◆ **Aim of the exercise**
Leave out the pictures and transcribe everything else exactly.

---- Provided material

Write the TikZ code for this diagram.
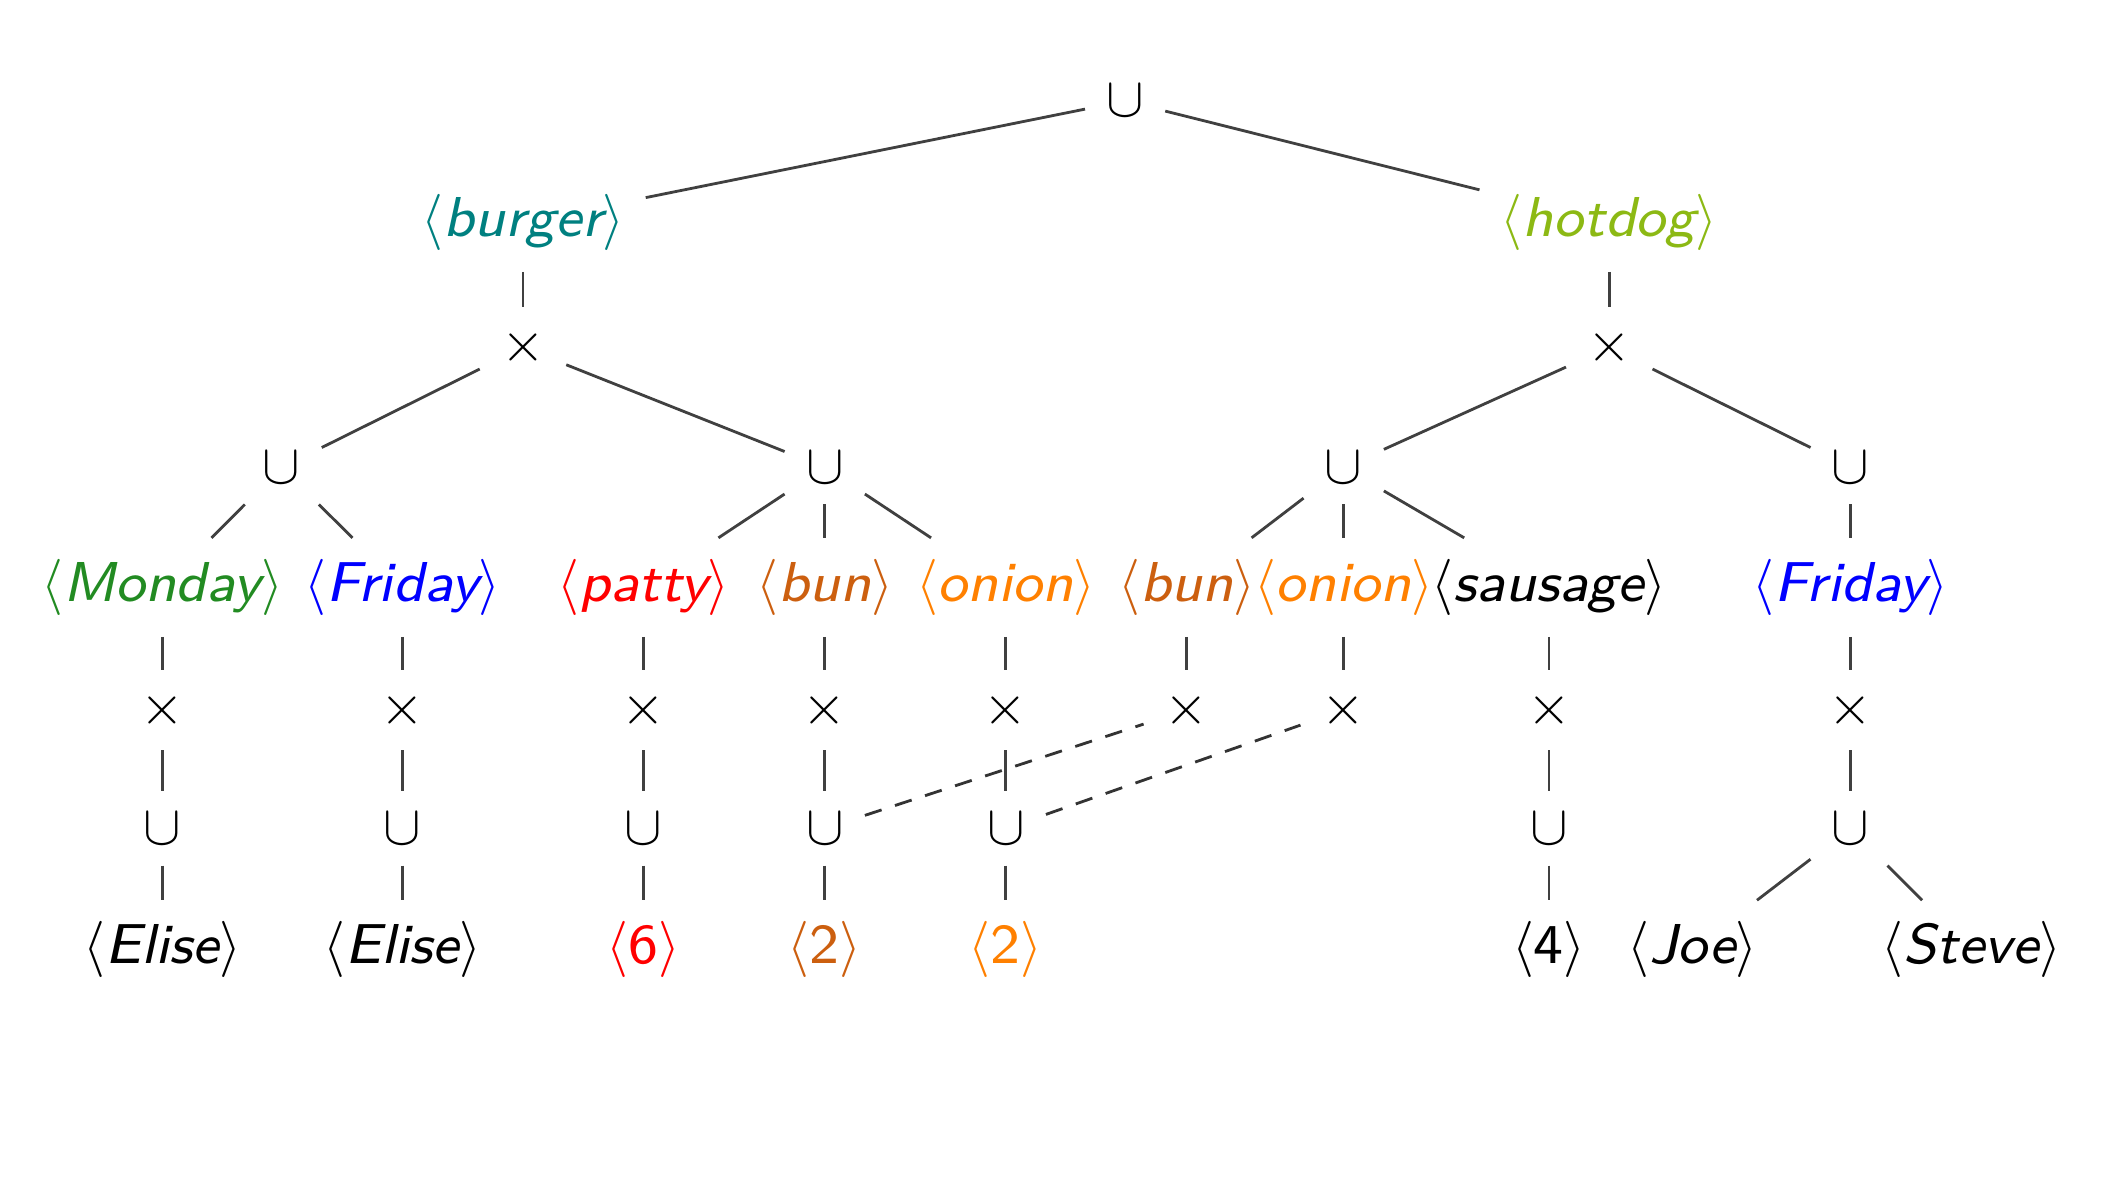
\RequirePackage{fix-cm}
\documentclass[tikz,border=0pt]{standalone}
\usepackage{fontspec}
\newfontfamily\keyfont{lmsans8-oblique.otf}
\newfontfamily\numfont{lmsans8-regular.otf}
\definecolor{burgercol}{RGB}{0,128,128}
\definecolor{hotdogcol}{RGB}{140,185,20}
\definecolor{mondaycol}{RGB}{34,139,34}
\definecolor{fridaycol}{RGB}{0,0,255}
\definecolor{pattycol}{RGB}{255,0,0}
\definecolor{buncol}{RGB}{204,95,15}
\definecolor{onioncol}{RGB}{255,128,0}
\begin{document}
\begin{tikzpicture}[x=0.01341cm,y=-0.01348cm,line width=0.8pt,
op/.style={inner sep=0.2cm,font=\fontsize{16}{19}\selectfont},
tup/.style={inner sep=0.2cm,font=\fontsize{16}{19}\selectfont\keyfont},
num/.style={inner sep=0.2cm,font=\fontsize{16}{19}\selectfont\numfont},
link/.style={draw=black!75},
shared/.style={draw=black!80,dash pattern=on 5pt off 4pt}]

\useasboundingbox (0,0) rectangle (1568.2,877.6);

% top of the tree
\draw (839,75) node[op] (u0) {$\cup$};
\draw (390,165) node[tup,text=burgercol] (burger) {$\langle$burger$\rangle$};
\draw (1200,165) node[tup,text=hotdogcol] (hotdog) {$\langle$hotdog$\rangle$};
\draw (390,258) node[op] (xb) {$\times$};
\draw (1200,258) node[op] (xh) {$\times$};
\draw (210,347) node[op] (ub1) {$\cup$};
\draw (615,347) node[op] (ub2) {$\cup$};
\draw (1002,347) node[op] (uh1) {$\cup$};
\draw (1380,347) node[op] (uh2) {$\cup$};

% keys
\draw (121,436) node[tup,text=mondaycol] (mon) {$\langle$Monday$\rangle$};
\draw (300,436) node[tup,text=fridaycol] (fri) {$\langle$Friday$\rangle$};
\draw (480,436) node[tup,text=pattycol] (patty) {$\langle$patty$\rangle$};
\draw (615,436) node[tup,text=buncol] (bun) {$\langle$bun$\rangle$};
\draw (750,436) node[tup,text=onioncol] (onion) {$\langle$onion$\rangle$};
\draw (885,436) node[tup,text=buncol] (bunh) {$\langle$bun$\rangle$};
\draw (1002,436) node[tup,text=onioncol] (onionh) {$\langle$onion$\rangle$};
\draw (1155,436) node[tup] (saus) {$\langle$sausage$\rangle$};
\draw (1380,436) node[tup,text=fridaycol] (frih) {$\langle$Friday$\rangle$};

% products under the keys
\draw (121,527) node[op] (xmon) {$\times$};
\draw (300,527) node[op] (xfri) {$\times$};
\draw (480,527) node[op] (xpatty) {$\times$};
\draw (615,527) node[op] (xbun) {$\times$};
\draw (750,527) node[op] (xonion) {$\times$};
\draw (885,527) node[op] (xbunh) {$\times$};
\draw (1002,527) node[op] (xonionh) {$\times$};
\draw (1155,527) node[op] (xsaus) {$\times$};
\draw (1380,527) node[op] (xfrih) {$\times$};

\draw (121,615) node[op] (umon) {$\cup$};
\draw (300,615) node[op] (ufri) {$\cup$};
\draw (480,615) node[op] (upatty) {$\cup$};
\draw (615,615) node[op] (ubun) {$\cup$};
\draw (750,615) node[op] (uonion) {$\cup$};
\draw (1155,615) node[op] (usaus) {$\cup$};
\draw (1380,615) node[op] (ufrih) {$\cup$};

% values
\draw (121,705) node[tup] (elise1) {$\langle$Elise$\rangle$};
\draw (300,705) node[tup] (elise2) {$\langle$Elise$\rangle$};
\draw (480,705) node[num,text=pattycol] (six) {$\langle$6$\rangle$};
\draw (615,705) node[num,text=buncol] (two1) {$\langle$2$\rangle$};
\draw (750,705) node[num,text=onioncol] (two2) {$\langle$2$\rangle$};
\draw (1155,705) node[num] (four) {$\langle$4$\rangle$};
\draw (1262,705) node[tup] (joe) {$\langle$Joe$\rangle$};
\draw (1470,705) node[tup] (steve) {$\langle$Steve$\rangle$};

\draw[link] (u0) -- (burger);
\draw[link] (u0) -- (hotdog);
\draw[link] (burger) -- (xb);
\draw[link] (hotdog) -- (xh);
\draw[link] (xb) -- (ub1);
\draw[link] (xb) -- (ub2);
\draw[link] (xh) -- (uh1);
\draw[link] (xh) -- (uh2);
\draw[link] (ub1) -- (mon);
\draw[link] (ub1) -- (fri);
\draw[link] (ub2) -- (patty);
\draw[link] (ub2) -- (bun);
\draw[link] (ub2) -- (onion);
\draw[link] (uh1) -- (bunh);
\draw[link] (uh1) -- (onionh);
\draw[link] (uh1) -- (saus);
\draw[link] (uh2) -- (frih);

\draw[link] (mon) -- (xmon) -- (umon) -- (elise1);
\draw[link] (fri) -- (xfri) -- (ufri) -- (elise2);
\draw[link] (patty) -- (xpatty) -- (upatty) -- (six);
\draw[link] (bun) -- (xbun) -- (ubun) -- (two1);
\draw[link] (onion) -- (xonion) -- (uonion) -- (two2);
\draw[link] (bunh) -- (xbunh);
\draw[link] (onionh) -- (xonionh);
\draw[link] (saus) -- (xsaus) -- (usaus) -- (four);
\draw[link] (frih) -- (xfrih) -- (ufrih);
\draw[link] (ufrih) -- (joe);
\draw[link] (ufrih) -- (steve);

% shared subtrees
\draw[shared] (ubun) -- (xbunh);
\draw[shared] (uonion) -- (xonionh);
\end{tikzpicture}
\end{document}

--------

◆ **Result for this exercise**
Write the TikZ code for this diagram.
\RequirePackage{fix-cm}
\documentclass[tikz,border=0pt]{standalone}
\usepackage{fontspec}
\newfontfamily\keyfont{lmsans8-oblique.otf}
\newfontfamily\numfont{lmsans8-regular.otf}
\definecolor{burgercol}{RGB}{0,128,128}
\definecolor{hotdogcol}{RGB}{140,185,20}
\definecolor{mondaycol}{RGB}{34,139,34}
\definecolor{fridaycol}{RGB}{0,0,255}
\definecolor{pattycol}{RGB}{255,0,0}
\definecolor{buncol}{RGB}{204,95,15}
\definecolor{onioncol}{RGB}{255,128,0}
\begin{document}
\begin{tikzpicture}[x=0.01341cm,y=-0.01348cm,line width=0.8pt,
op/.style={inner sep=0.2cm,font=\fontsize{16}{19}\selectfont},
tup/.style={inner sep=0.2cm,font=\fontsize{16}{19}\selectfont\keyfont},
num/.style={inner sep=0.2cm,font=\fontsize{16}{19}\selectfont\numfont},
link/.style={draw=black!75},
shared/.style={draw=black!80,dash pattern=on 5pt off 4pt}]

\useasboundingbox (0,0) rectangle (1568.2,877.6);

% top of the tree
\draw (839,75) node[op] (u0) {$\cup$};
\draw (390,165) node[tup,text=burgercol] (burger) {$\langle$burger$\rangle$};
\draw (1200,165) node[tup,text=hotdogcol] (hotdog) {$\langle$hotdog$\rangle$};
\draw (390,258) node[op] (xb) {$\times$};
\draw (1200,258) node[op] (xh) {$\times$};
\draw (210,347) node[op] (ub1) {$\cup$};
\draw (615,347) node[op] (ub2) {$\cup$};
\draw (1002,347) node[op] (uh1) {$\cup$};
\draw (1380,347) node[op] (uh2) {$\cup$};

% keys
\draw (121,436) node[tup,text=mondaycol] (mon) {$\langle$Monday$\rangle$};
\draw (300,436) node[tup,text=fridaycol] (fri) {$\langle$Friday$\rangle$};
\draw (480,436) node[tup,text=pattycol] (patty) {$\langle$patty$\rangle$};
\draw (615,436) node[tup,text=buncol] (bun) {$\langle$bun$\rangle$};
\draw (750,436) node[tup,text=onioncol] (onion) {$\langle$onion$\rangle$};
\draw (885,436) node[tup,text=buncol] (bunh) {$\langle$bun$\rangle$};
\draw (1002,436) node[tup,text=onioncol] (onionh) {$\langle$onion$\rangle$};
\draw (1155,436) node[tup] (saus) {$\langle$sausage$\rangle$};
\draw (1380,436) node[tup,text=fridaycol] (frih) {$\langle$Friday$\rangle$};

% products under the keys
\draw (121,527) node[op] (xmon) {$\times$};
\draw (300,527) node[op] (xfri) {$\times$};
\draw (480,527) node[op] (xpatty) {$\times$};
\draw (615,527) node[op] (xbun) {$\times$};
\draw (750,527) node[op] (xonion) {$\times$};
\draw (885,527) node[op] (xbunh) {$\times$};
\draw (1002,527) node[op] (xonionh) {$\times$};
\draw (1155,527) node[op] (xsaus) {$\times$};
\draw (1380,527) node[op] (xfrih) {$\times$};

\draw (121,615) node[op] (umon) {$\cup$};
\draw (300,615) node[op] (ufri) {$\cup$};
\draw (480,615) node[op] (upatty) {$\cup$};
\draw (615,615) node[op] (ubun) {$\cup$};
\draw (750,615) node[op] (uonion) {$\cup$};
\draw (1155,615) node[op] (usaus) {$\cup$};
\draw (1380,615) node[op] (ufrih) {$\cup$};

% values
\draw (121,705) node[tup] (elise1) {$\langle$Elise$\rangle$};
\draw (300,705) node[tup] (elise2) {$\langle$Elise$\rangle$};
\draw (480,705) node[num,text=pattycol] (six) {$\langle$6$\rangle$};
\draw (615,705) node[num,text=buncol] (two1) {$\langle$2$\rangle$};
\draw (750,705) node[num,text=onioncol] (two2) {$\langle$2$\rangle$};
\draw (1155,705) node[num] (four) {$\langle$4$\rangle$};
\draw (1262,705) node[tup] (joe) {$\langle$Joe$\rangle$};
\draw (1470,705) node[tup] (steve) {$\langle$Steve$\rangle$};

\draw[link] (u0) -- (burger);
\draw[link] (u0) -- (hotdog);
\draw[link] (burger) -- (xb);
\draw[link] (hotdog) -- (xh);
\draw[link] (xb) -- (ub1);
\draw[link] (xb) -- (ub2);
\draw[link] (xh) -- (uh1);
\draw[link] (xh) -- (uh2);
\draw[link] (ub1) -- (mon);
\draw[link] (ub1) -- (fri);
\draw[link] (ub2) -- (patty);
\draw[link] (ub2) -- (bun);
\draw[link] (ub2) -- (onion);
\draw[link] (uh1) -- (bunh);
\draw[link] (uh1) -- (onionh);
\draw[link] (uh1) -- (saus);
\draw[link] (uh2) -- (frih);

\draw[link] (mon) -- (xmon) -- (umon) -- (elise1);
\draw[link] (fri) -- (xfri) -- (ufri) -- (elise2);
\draw[link] (patty) -- (xpatty) -- (upatty) -- (six);
\draw[link] (bun) -- (xbun) -- (ubun) -- (two1);
\draw[link] (onion) -- (xonion) -- (uonion) -- (two2);
\draw[link] (bunh) -- (xbunh);
\draw[link] (onionh) -- (xonionh);
\draw[link] (saus) -- (xsaus) -- (usaus) -- (four);
\draw[link] (frih) -- (xfrih) -- (ufrih);
\draw[link] (ufrih) -- (joe);
\draw[link] (ufrih) -- (steve);

% shared subtrees
\draw[shared] (ubun) -- (xbunh);
\draw[shared] (uonion) -- (xonionh);
\end{tikzpicture}
\end{document}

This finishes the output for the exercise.